----- Provided data -----
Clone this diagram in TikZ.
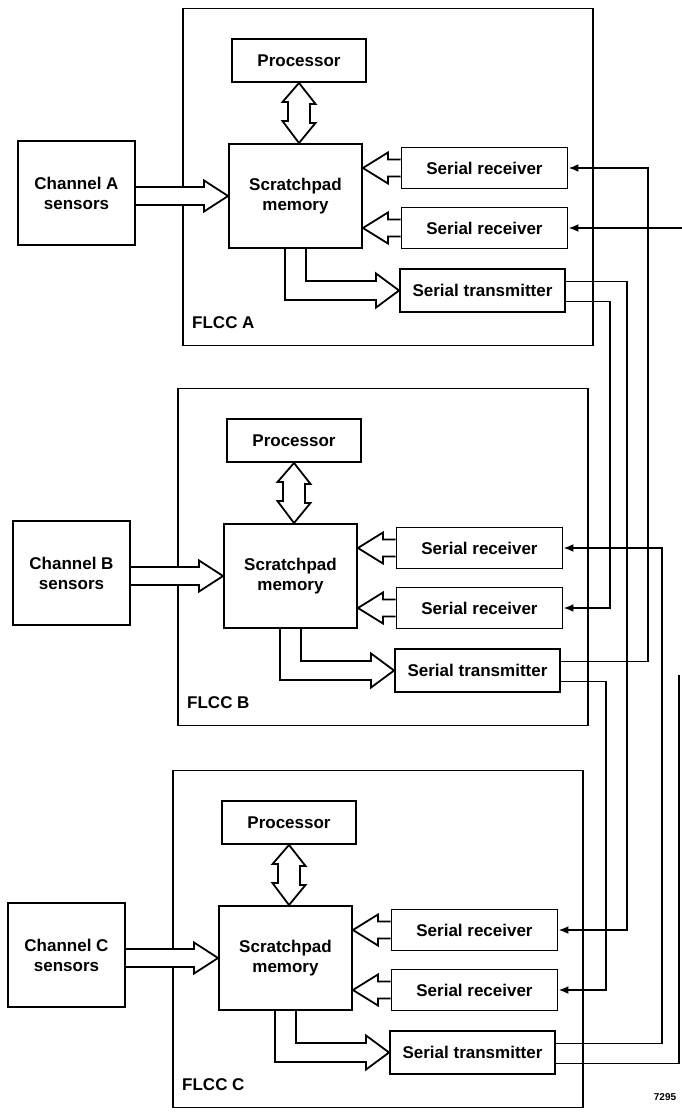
\documentclass[tikz,border=0pt]{standalone}
\usepackage{fontspec}
\setmainfont{Liberation Sans}
\usetikzlibrary{arrows.meta,calc,positioning}
\pgfdeclarelayer{myback}
\pgfdeclarelayer{background}
\pgfsetlayers{myback,background,main}
\tikzset{
  blk/.style  = { draw, line width=1.9pt, inner sep=0pt, align=center,
    font=\bfseries\fontsize{17}{20}\selectfont },
  proc/.style = { blk, minimum width=134pt, minimum height=43pt },
  pad/.style  = { blk, minimum width=133pt, minimum height=104pt },
  chan/.style = { blk, minimum width=117pt, minimum height=104pt },
  rx/.style   = { blk, minimum width=166pt, minimum height=41pt },
  tx/.style   = { blk, minimum width=165pt, minimum height=43pt },
  flcc/.style = { draw, line width=1.6pt, inner sep=0pt,
    minimum width=410pt, minimum height=337pt },
  lbl/.style  = { anchor=west, inner sep=0pt, font=\bfseries\fontsize{17}{20}\selectfont },
  fat/.style  = { draw, line width=1.8pt, fill=white, line join=miter },
  wire/.style = { line width=1.9pt },
  sig/.style  = { wire, -{Latex[length=10pt,width=8pt]} }
}

\begin{document}
\begin{tikzpicture}[x=1pt,y=1pt]
  \useasboundingbox (0,0) rectangle (681,-1115);
  % one FLCC per channel
  \foreach \b/\dx/\dy in {A/0/0,B/-5/-380,C/-10/-762}{
    \begin{scope}[shift={(\dx,\dy)}]
      \begin{pgfonlayer}{myback}
        \node[flcc] (flcc\b) at (388,-177) {};
      \end{pgfonlayer}
      \node[lbl] (name\b) at (192,-323) {FLCC \b};
      \node[proc] (proc\b) at (299,-60.5) {Processor};
      \node[pad] (pad\b) at (295.5,-196) {Scratchpad\\memory};
      \node[chan] (ch\b) at (76.5,-193) {Channel \b\\sensors};
      \node[rx] (rx\b1) at (484.5,-168) {Serial receiver};
      \node[rx] (rx\b2) at (484.5,-228) {Serial receiver};
      \node[tx] (tx\b) at (482.5,-290.5) {Serial transmitter};
    \end{scope}
  }
  % wide data paths
  \begin{pgfonlayer}{background}
  \foreach \b in {A,B,C}{
    \draw[fat] ($(ch\b.east |- pad\b.west)+(0,9)$) -- ($(pad\b.west)+(-24,9)$)
      -- ++(0,6.5) -- (pad\b.west) -- ($(pad\b.west)+(-24,-15.5)$)
      -- ++(0,6.5) -- ($(ch\b.east |- pad\b.west)+(0,-9)$);
    \foreach \r in {1,2}{
      \draw[fat] ($(rx\b\r.west)+(0,8.5)$) -- ($(pad\b.east |- rx\b\r.west)+(25,8.5)$)
        -- ++(0,7) -- (pad\b.east |- rx\b\r.west) -- ($(pad\b.east |- rx\b\r.west)+(25,-15.5)$)
        -- ++(0,7) -- ($(rx\b\r.west)+(0,-8.5)$);
    }
    \draw[fat] (proc\b.south) -- ++(16.5,-21) -- ++(-5.5,0) -- ++(0,-19) -- ++(5.5,0)
      -- (proc\b.south |- pad\b.north) -- ++(-16.5,22) -- ++(5.5,0) -- ++(0,19)
      -- ++(-5.5,0) -- cycle;
    \draw[fat] ($(pad\b.south)+(10.5,0)$) |- ($(tx\b.west)+(-23,9.5)$) -- ++(0,7.5)
      -- (tx\b.west) -- ($(tx\b.west)+(-23,-17)$) -- ++(0,7.5)
      -| ($(pad\b.south)+(-10.5,0)$);
  }
  \end{pgfonlayer}
  % serial links
  \coordinate (inA) at (683,0);
  \coordinate (cutC) at (679,-675);
  \draw[sig] ($(txA.east)+(0,9)$) -- ++(61,0) |- (rxC1.east);
  \draw[sig] ($(txA.east)+(0,-11)$) -- ++(44,0) |- (rxB2.east);
  \draw[sig] ($(txB.east)+(0,9)$) -- ++(87,0) |- (rxA1.east);
  \draw[sig] ($(txB.east)+(0,-11)$) -- ++(45,0) |- (rxC2.east);
  \draw[sig] ($(txC.east)+(0,9)$) -- ++(106,0) |- (rxB1.east);
  \draw[wire] ($(txC.east)+(0,-11)$) -| (cutC);
  \draw[sig] (rxA2.east -| inA) -- (rxA2.east);
  \node[font=\bfseries\fontsize{10}{11}\selectfont, inner sep=0pt] (fig) at (665,-1097) {7295};
\end{tikzpicture}
\end{document}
-----
= Exercise requirements =
Images in the data above are to be skipped. Retype all other material exactly.

= Answer to this task =
Clone this diagram in TikZ.
\documentclass[tikz,border=0pt]{standalone}
\usepackage{fontspec}
\setmainfont{Liberation Sans}
\usetikzlibrary{arrows.meta,calc,positioning}
\pgfdeclarelayer{myback}
\pgfdeclarelayer{background}
\pgfsetlayers{myback,background,main}
\tikzset{
  blk/.style  = { draw, line width=1.9pt, inner sep=0pt, align=center,
    font=\bfseries\fontsize{17}{20}\selectfont },
  proc/.style = { blk, minimum width=134pt, minimum height=43pt },
  pad/.style  = { blk, minimum width=133pt, minimum height=104pt },
  chan/.style = { blk, minimum width=117pt, minimum height=104pt },
  rx/.style   = { blk, minimum width=166pt, minimum height=41pt },
  tx/.style   = { blk, minimum width=165pt, minimum height=43pt },
  flcc/.style = { draw, line width=1.6pt, inner sep=0pt,
    minimum width=410pt, minimum height=337pt },
  lbl/.style  = { anchor=west, inner sep=0pt, font=\bfseries\fontsize{17}{20}\selectfont },
  fat/.style  = { draw, line width=1.8pt, fill=white, line join=miter },
  wire/.style = { line width=1.9pt },
  sig/.style  = { wire, -{Latex[length=10pt,width=8pt]} }
}

\begin{document}
\begin{tikzpicture}[x=1pt,y=1pt]
  \useasboundingbox (0,0) rectangle (681,-1115);
  % one FLCC per channel
  \foreach \b/\dx/\dy in {A/0/0,B/-5/-380,C/-10/-762}{
    \begin{scope}[shift={(\dx,\dy)}]
      \begin{pgfonlayer}{myback}
        \node[flcc] (flcc\b) at (388,-177) {};
      \end{pgfonlayer}
      \node[lbl] (name\b) at (192,-323) {FLCC \b};
      \node[proc] (proc\b) at (299,-60.5) {Processor};
      \node[pad] (pad\b) at (295.5,-196) {Scratchpad\\memory};
      \node[chan] (ch\b) at (76.5,-193) {Channel \b\\sensors};
      \node[rx] (rx\b1) at (484.5,-168) {Serial receiver};
      \node[rx] (rx\b2) at (484.5,-228) {Serial receiver};
      \node[tx] (tx\b) at (482.5,-290.5) {Serial transmitter};
    \end{scope}
  }
  % wide data paths
  \begin{pgfonlayer}{background}
  \foreach \b in {A,B,C}{
    \draw[fat] ($(ch\b.east |- pad\b.west)+(0,9)$) -- ($(pad\b.west)+(-24,9)$)
      -- ++(0,6.5) -- (pad\b.west) -- ($(pad\b.west)+(-24,-15.5)$)
      -- ++(0,6.5) -- ($(ch\b.east |- pad\b.west)+(0,-9)$);
    \foreach \r in {1,2}{
      \draw[fat] ($(rx\b\r.west)+(0,8.5)$) -- ($(pad\b.east |- rx\b\r.west)+(25,8.5)$)
        -- ++(0,7) -- (pad\b.east |- rx\b\r.west) -- ($(pad\b.east |- rx\b\r.west)+(25,-15.5)$)
        -- ++(0,7) -- ($(rx\b\r.west)+(0,-8.5)$);
    }
    \draw[fat] (proc\b.south) -- ++(16.5,-21) -- ++(-5.5,0) -- ++(0,-19) -- ++(5.5,0)
      -- (proc\b.south |- pad\b.north) -- ++(-16.5,22) -- ++(5.5,0) -- ++(0,19)
      -- ++(-5.5,0) -- cycle;
    \draw[fat] ($(pad\b.south)+(10.5,0)$) |- ($(tx\b.west)+(-23,9.5)$) -- ++(0,7.5)
      -- (tx\b.west) -- ($(tx\b.west)+(-23,-17)$) -- ++(0,7.5)
      -| ($(pad\b.south)+(-10.5,0)$);
  }
  \end{pgfonlayer}
  % serial links
  \coordinate (inA) at (683,0);
  \coordinate (cutC) at (679,-675);
  \draw[sig] ($(txA.east)+(0,9)$) -- ++(61,0) |- (rxC1.east);
  \draw[sig] ($(txA.east)+(0,-11)$) -- ++(44,0) |- (rxB2.east);
  \draw[sig] ($(txB.east)+(0,9)$) -- ++(87,0) |- (rxA1.east);
  \draw[sig] ($(txB.east)+(0,-11)$) -- ++(45,0) |- (rxC2.east);
  \draw[sig] ($(txC.east)+(0,9)$) -- ++(106,0) |- (rxB1.east);
  \draw[wire] ($(txC.east)+(0,-11)$) -| (cutC);
  \draw[sig] (rxA2.east -| inA) -- (rxA2.east);
  \node[font=\bfseries\fontsize{10}{11}\selectfont, inner sep=0pt] (fig) at (665,-1097) {7295};
\end{tikzpicture}
\end{document}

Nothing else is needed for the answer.